Carolyne Scenna, "Savon (ébauche)", gouache, 2025

Sodium de Carolyne Scenna

  • Vernissage le vendredi à 17h
  • Lieu: Diagonale
  • Ville: Montréal

Fruit d’une démarche sensible et attentive dans laquelle les matières se meuvent, affectées par les aléas du temps, Sodium rassemble un inventaire de gestes pratiqués par Carolyne Scenna depuis plusieurs années. Superposée sur les murs de Diagonale, une série de textiles collés en couches laissent entrevoir une collection de taches, de marques, et d’autres microtraces accumulées aléatoirement. À l’origine, les tissus ont recouvert diverses surfaces, et se trouvent maintenant imbibés d’une colle organique qui lui permet de les maroufler directement aux parois de la galerie, effaçant quasiment la distinction entre l’œuvre et son support. Au centre du lieu, Scenna présente une installation de briques moulées, fabriquées à partir de suif de bœuf recyclé, transformé par un processus traditionnel de saponification. Les moules de ces savons de pays proviennent de briques discontinuées, autrefois utilisées pour des éléments architecturaux industriels de la ville, et trouvées à proximité de l’atelier de l’artiste. Pour son intervention murale comme pour son installation, elle réactive objets et phénomènes observables les lieux abandonnés dans la ruine urbaine, soulignant son caractère instable et poreux : les briques, maintenant faites de savon friable, évoquent la construction puis la démolition de bâtiments (et des industries qui les accueillaient), alors que les toiles collées rappellent l’affichage sauvage posé aux parois des sites de construction, ou encore les surfaces sur lesquelles s’inscrivent la vétusté d’une ville en perpétuelle transformation, sorte de déchet monumental. 
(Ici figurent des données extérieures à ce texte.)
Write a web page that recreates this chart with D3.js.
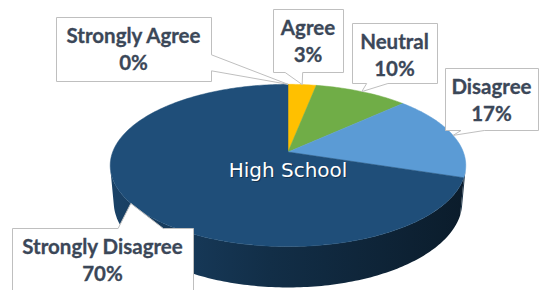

Chez l’artiste, le mouvement de la matière est d’abord observable dans le travail d’atelier, lieu où tout bouge, fluctue, change – passant du solide au liquide, du transitoire au fixe, de la condensation à l’évaporation, de la souplesse à la raideur, de l’organique au synthétique, du vrai au faux, du concret à l’abstrait. À l’image de l’élément chimique qui prête son nom à l’exposition, un métal alcalin sensible qui oxyde rapidement à l’air et qui réagit violemment au contact de l’eau, Sodium réunit une quantité de transformations liées aux propriétés spécifiques de ses matériaux de prédilection aux propriétés solubles et souvent réversibles. Inévitablement métamorphiques, les œuvres sont ainsi en travail constant, variant perpétuellement d’état, de texture, de ton ou d’odeur. Si ces variations demeurent parfois au seuil du perceptible, elles traduisent un désir clair : se défaire du mythe persistant de la permanence de l’objet sculptural ou pictural, au profit de dispositifs qui accueillent, voire célèbrent, la métamorphose lente de la matière. Pendant toute la durée de l’exposition, les briques seront en période de cureLeur matière sera en transformation, réagissant lentement à l’air, au temps, à l’humidité ambiante. Le savon s’inscrit dans un temps qui déborde le cadre de l’exposition. Sodium se déploie dans une temporalité réactive à l’accélération perceptible de l’espace urbain et des cycles de consommation qu’elle alimente, lui opposant une éthique du soin inscrite au cœur même des processus qui lui sont chers. Par là, l’artiste interroge aussi la valeur d’échange de l’œuvre, sa circulation. L’espace d’exposition, tout comme l’atelier, agissent comme des filets qui retiennent partiellement les changements de matière, des éponges qui absorbent ce qu’elles rencontrent. En ce sens, les deux lieux deviennent équivalents l’un à l’autre, agissant tous deux comme des intermédiaires, effaçant la distinction nette entre le temps de production et le temps de présentation.